BRASILIA, Nov 23 (Reuters) - Brazil's inflation outlook for next year rose for a fifth consecutive week, a central bank survey showed on Monday, prompting economists to raise their average year-end interest rate forecast to 3.00% from 2.75%.

Economists also raised their 2020 inflation outlook for a 15th straight week, according to the central bank's latest weekly "FOCUS" survey.

Inflation in Latin America's largest economy has spiked higher recently due to a surge in food and commodity prices fueled by a persistently weak exchange rate and supply shocks resulting from the COVID-19 pandemic.

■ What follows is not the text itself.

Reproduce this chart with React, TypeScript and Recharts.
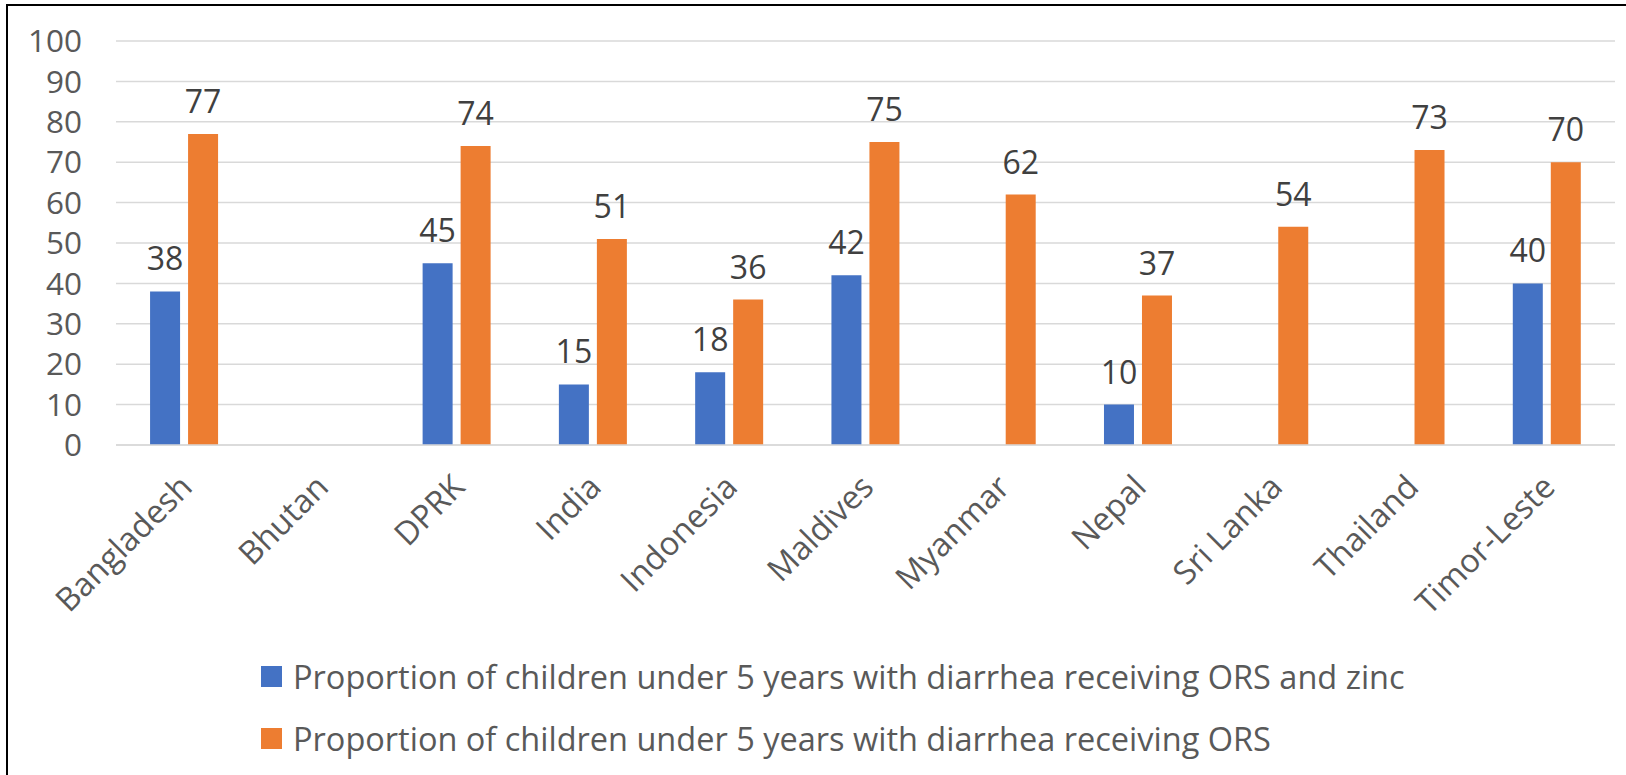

Economy ministry and central bank officials insist the spike is "transitory" and has no bearing on longer-term inflation expectations, which remain well-anchored and significantly below the central bank's official targets.

But the continued creep higher is now filtering through to the interest rate outlook. Economists now expect the central bank's Selic rate to end next year at 3.00%, compared with 2.75% last week.

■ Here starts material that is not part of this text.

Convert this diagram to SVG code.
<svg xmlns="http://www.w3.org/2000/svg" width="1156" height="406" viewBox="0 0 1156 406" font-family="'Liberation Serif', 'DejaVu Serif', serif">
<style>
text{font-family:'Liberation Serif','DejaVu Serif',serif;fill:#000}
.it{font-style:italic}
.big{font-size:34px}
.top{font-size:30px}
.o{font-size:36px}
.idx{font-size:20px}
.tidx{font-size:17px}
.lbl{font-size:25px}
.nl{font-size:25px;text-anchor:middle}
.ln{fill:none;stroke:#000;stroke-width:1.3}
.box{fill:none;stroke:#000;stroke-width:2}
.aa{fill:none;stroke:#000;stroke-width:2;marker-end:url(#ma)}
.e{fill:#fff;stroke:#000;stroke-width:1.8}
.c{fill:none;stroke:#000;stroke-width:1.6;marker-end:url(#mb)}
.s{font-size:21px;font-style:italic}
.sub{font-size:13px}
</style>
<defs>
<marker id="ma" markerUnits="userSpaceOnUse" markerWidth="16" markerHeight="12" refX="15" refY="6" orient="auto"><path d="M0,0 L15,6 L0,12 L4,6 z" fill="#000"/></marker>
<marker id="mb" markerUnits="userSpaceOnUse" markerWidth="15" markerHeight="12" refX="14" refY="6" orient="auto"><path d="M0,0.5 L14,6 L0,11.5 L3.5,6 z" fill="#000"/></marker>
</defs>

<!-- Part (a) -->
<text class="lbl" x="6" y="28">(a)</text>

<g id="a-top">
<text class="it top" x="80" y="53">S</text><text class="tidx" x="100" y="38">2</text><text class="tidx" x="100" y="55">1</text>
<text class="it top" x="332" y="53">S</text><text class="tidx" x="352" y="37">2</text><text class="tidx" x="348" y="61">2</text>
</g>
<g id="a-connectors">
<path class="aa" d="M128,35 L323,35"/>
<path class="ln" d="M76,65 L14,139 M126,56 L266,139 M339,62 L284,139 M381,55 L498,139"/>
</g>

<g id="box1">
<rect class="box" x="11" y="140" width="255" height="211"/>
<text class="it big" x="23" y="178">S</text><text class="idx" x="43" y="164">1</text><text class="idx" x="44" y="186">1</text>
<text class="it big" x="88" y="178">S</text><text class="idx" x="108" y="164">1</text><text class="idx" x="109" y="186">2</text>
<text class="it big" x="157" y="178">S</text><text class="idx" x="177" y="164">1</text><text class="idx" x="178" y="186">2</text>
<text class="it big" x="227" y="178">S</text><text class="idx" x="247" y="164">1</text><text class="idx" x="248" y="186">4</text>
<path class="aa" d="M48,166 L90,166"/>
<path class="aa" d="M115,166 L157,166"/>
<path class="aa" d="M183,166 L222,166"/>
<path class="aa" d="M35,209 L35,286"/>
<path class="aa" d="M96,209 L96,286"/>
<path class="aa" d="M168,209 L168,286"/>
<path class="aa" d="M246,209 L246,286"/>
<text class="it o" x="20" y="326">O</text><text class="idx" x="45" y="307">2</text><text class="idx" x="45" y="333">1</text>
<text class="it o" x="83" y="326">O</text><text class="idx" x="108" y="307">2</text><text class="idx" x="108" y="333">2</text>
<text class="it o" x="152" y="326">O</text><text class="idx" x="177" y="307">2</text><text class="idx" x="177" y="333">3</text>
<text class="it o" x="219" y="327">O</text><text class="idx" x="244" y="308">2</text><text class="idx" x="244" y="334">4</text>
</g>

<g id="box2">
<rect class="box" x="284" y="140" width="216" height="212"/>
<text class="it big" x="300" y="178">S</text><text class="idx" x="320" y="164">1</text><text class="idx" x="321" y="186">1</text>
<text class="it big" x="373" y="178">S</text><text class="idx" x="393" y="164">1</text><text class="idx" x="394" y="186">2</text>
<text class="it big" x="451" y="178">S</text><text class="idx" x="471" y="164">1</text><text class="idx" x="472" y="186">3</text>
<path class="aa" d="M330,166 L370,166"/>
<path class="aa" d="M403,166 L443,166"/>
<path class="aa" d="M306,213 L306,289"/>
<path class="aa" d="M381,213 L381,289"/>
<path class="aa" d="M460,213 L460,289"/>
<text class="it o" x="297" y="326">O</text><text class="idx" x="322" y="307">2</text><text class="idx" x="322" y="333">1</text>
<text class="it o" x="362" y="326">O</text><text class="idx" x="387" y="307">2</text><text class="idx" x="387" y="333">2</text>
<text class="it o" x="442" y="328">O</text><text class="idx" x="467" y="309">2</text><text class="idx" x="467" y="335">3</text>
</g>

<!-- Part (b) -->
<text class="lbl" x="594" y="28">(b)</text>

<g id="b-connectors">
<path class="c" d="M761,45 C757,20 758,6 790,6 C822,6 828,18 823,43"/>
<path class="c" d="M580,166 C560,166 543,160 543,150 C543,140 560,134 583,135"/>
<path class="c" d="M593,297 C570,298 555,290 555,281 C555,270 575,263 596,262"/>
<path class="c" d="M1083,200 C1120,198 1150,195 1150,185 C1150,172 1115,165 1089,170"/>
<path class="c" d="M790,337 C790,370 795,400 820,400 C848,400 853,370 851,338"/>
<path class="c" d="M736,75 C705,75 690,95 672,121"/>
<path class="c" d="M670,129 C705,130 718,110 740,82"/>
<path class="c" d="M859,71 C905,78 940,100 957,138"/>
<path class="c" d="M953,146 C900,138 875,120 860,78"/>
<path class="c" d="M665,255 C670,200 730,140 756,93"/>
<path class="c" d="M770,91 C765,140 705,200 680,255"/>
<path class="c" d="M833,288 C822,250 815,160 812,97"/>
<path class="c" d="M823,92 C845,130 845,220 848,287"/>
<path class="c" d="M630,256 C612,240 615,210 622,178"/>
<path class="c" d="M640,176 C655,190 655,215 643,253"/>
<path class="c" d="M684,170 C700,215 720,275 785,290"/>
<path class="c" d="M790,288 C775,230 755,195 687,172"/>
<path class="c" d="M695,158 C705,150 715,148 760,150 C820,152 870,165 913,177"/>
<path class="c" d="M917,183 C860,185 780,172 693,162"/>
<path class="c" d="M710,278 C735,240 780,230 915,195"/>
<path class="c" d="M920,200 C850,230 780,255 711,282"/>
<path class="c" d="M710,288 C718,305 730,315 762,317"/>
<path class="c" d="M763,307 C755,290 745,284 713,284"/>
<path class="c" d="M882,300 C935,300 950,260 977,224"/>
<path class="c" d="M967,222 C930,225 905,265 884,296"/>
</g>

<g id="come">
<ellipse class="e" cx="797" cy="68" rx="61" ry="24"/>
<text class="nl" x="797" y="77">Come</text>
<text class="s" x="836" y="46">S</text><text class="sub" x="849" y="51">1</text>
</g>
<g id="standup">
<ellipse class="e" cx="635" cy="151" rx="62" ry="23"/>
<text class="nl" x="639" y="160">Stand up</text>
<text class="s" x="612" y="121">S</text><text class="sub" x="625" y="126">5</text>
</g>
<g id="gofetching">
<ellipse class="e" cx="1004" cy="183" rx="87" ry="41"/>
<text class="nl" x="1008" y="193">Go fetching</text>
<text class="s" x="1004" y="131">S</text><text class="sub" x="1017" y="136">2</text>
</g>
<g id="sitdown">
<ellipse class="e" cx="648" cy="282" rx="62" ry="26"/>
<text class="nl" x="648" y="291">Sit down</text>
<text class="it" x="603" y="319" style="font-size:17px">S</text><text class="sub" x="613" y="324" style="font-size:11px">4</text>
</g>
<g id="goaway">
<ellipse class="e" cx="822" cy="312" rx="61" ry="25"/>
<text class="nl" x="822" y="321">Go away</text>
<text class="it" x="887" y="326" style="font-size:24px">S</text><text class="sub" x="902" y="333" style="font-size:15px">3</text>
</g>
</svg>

That would imply 100 basis points of tightening from the current record low 2.00%.

The FOCUS survey of around 100 economists on Monday showed the average end-2021 inflation forecast rose to 3.4% from 3.2% the week before.

That would still be below, but getting much closer to, the central bank's official 2021 goal of 3.75%.

The average end-2020 inflation forecast rose for a 15th week to 3.5% from 3.3%, still well below the central bank's 4.00% target. A month ago, however, the forecast was 3.0%.